Information shown –
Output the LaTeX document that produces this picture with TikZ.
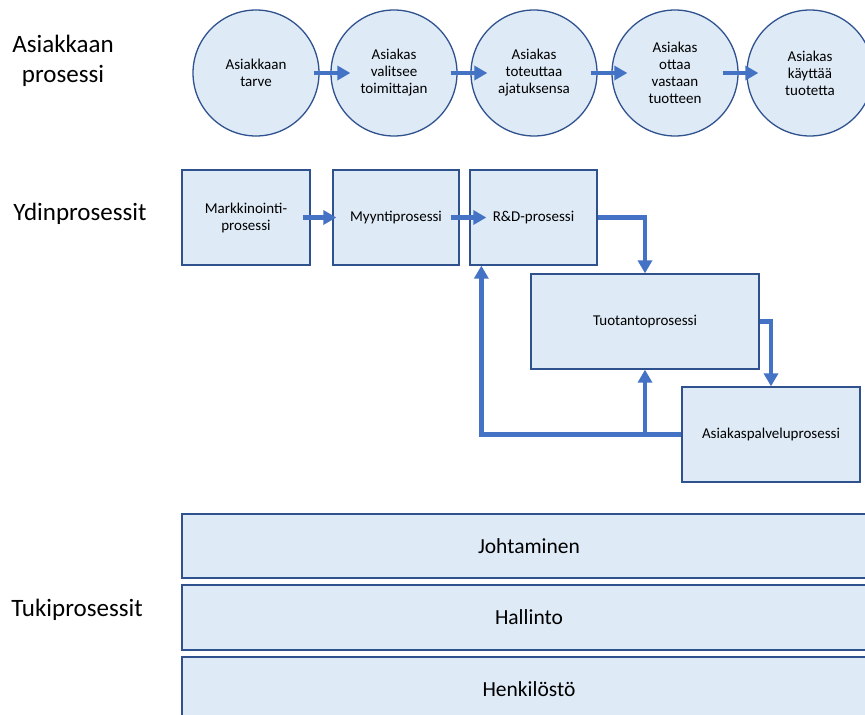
\documentclass[tikz,border=0pt]{standalone}
\usepackage{fontspec}
\setmainfont{Carlito}
\usetikzlibrary{arrows.meta}
\definecolor{boxfill}{HTML}{DEEAF6}
\definecolor{boxline}{HTML}{2F528F}
\definecolor{flowblue}{HTML}{4472C4}

\begin{document}
\begin{tikzpicture}[x=1pt, y=-1pt,
    circ/.style={circle, draw=boxline, fill=boxfill, line width=1.3pt, minimum size=126pt, inner sep=0pt, align=center, font=\fontsize{15}{17}\selectfont},
    box/.style={rectangle, draw=boxline, fill=boxfill, line width=1.3pt, inner sep=0pt, align=center, font=\fontsize{15}{17}\selectfont},
    bar/.style={box, minimum width=694pt, minimum height=64pt, font=\fontsize{21.5}{25}\selectfont},
    lane/.style={align=center, font=\fontsize{25}{30}\selectfont},
    flow/.style={draw=flowblue, line width=4.5pt, -{Triangle[length=13pt,width=14pt]}}]
        \useasboundingbox (0,0) rectangle (865,715);

        % lanes
        \node (asproc) at (63,61) [lane] {Asiakkaan\\prosessi};
        \node (ydin) at (80,214) [lane] {Ydinprosessit};
        \node (tuki) at (77,610) [lane] {Tukiprosessit};

        % asiakkaan prosessi
        \node (c1) at (256,73) [circ] {Asiakkaan\\tarve};
        \node (c2) at (394,73) [circ] {Asiakas\\valitsee\\toimittajan};
        \node (c3) at (534,73) [circ] {Asiakas\\toteuttaa\\ajatuksensa};
        \node (c4) at (675,73) [circ] {Asiakas\\ottaa\\vastaan\\tuotteen};
        \node (c5) at (810,73) [circ] {Asiakas\\käyttää\\tuotetta};

        \draw[flow] ([xshift=-6pt]c1.east) -- ([xshift=20pt]c2.west);
        \draw[flow] ([xshift=-7pt]c2.east) -- ([xshift=17pt]c3.west);
        \draw[flow] ([xshift=-7pt]c3.east) -- ([xshift=16pt]c4.west);
        \draw[flow] ([xshift=-16pt]c4.east) -- ([xshift=12pt]c5.west);

        % ydinprosessit
        \node (mark) at (246,217.5) [box, minimum width=128pt, minimum height=95pt] {Markkinointi-\\prosessi};
        \node (myy) at (396,217.5) [box, minimum width=126pt, minimum height=95pt] {Myyntiprosessi};
        \node (rd) at (533.5,217.5) [box, minimum width=127pt, minimum height=95pt] {R\&D-prosessi};
        \node (tuo) at (645,321.5) [box, minimum width=228pt, minimum height=95pt] {Tuotantoprosessi};
        \node (asp) at (771,434.5) [box, minimum width=178pt, minimum height=95pt] {Asiakaspalveluprosessi};

        \draw[flow] ([xshift=-8pt]mark.east) -- ([xshift=4pt]myy.west);
        \draw[flow] ([xshift=-9pt]myy.east) -- ([xshift=17pt]rd.west);
        \draw[flow] (rd.east) -| (tuo.north);
        \draw[flow] (tuo.east) -| (asp.north);
        \draw[flow] (asp.west) -| ([xshift=12pt]rd.south west);
        \draw[flow] (asp.west -| tuo.south) -- (tuo.south);

        % tukiprosessit
        \node (joht) at (529,546) [bar] {Johtaminen};
        \node (hall) at (529,617.5) [bar, minimum height=65pt] {Hallinto};
        \node (henk) at (529,689) [bar] {Henkilöstö};
    \end{tikzpicture}
\end{document}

Task description –
Exactly reproduce the run of lines from the start of the listing through the line with "(tuki) at (77,610)", inclusive; pictures are not copied.

Solution to this exercise –
Output the LaTeX document that produces this picture with TikZ.
\documentclass[tikz,border=0pt]{standalone}
\usepackage{fontspec}
\setmainfont{Carlito}
\usetikzlibrary{arrows.meta}
\definecolor{boxfill}{HTML}{DEEAF6}
\definecolor{boxline}{HTML}{2F528F}
\definecolor{flowblue}{HTML}{4472C4}

\begin{document}
\begin{tikzpicture}[x=1pt, y=-1pt,
    circ/.style={circle, draw=boxline, fill=boxfill, line width=1.3pt, minimum size=126pt, inner sep=0pt, align=center, font=\fontsize{15}{17}\selectfont},
    box/.style={rectangle, draw=boxline, fill=boxfill, line width=1.3pt, inner sep=0pt, align=center, font=\fontsize{15}{17}\selectfont},
    bar/.style={box, minimum width=694pt, minimum height=64pt, font=\fontsize{21.5}{25}\selectfont},
    lane/.style={align=center, font=\fontsize{25}{30}\selectfont},
    flow/.style={draw=flowblue, line width=4.5pt, -{Triangle[length=13pt,width=14pt]}}]
        \useasboundingbox (0,0) rectangle (865,715);

        % lanes
        \node (asproc) at (63,61) [lane] {Asiakkaan\\prosessi};
        \node (ydin) at (80,214) [lane] {Ydinprosessit};
        \node (tuki) at (77,610) [lane] {Tukiprosessit};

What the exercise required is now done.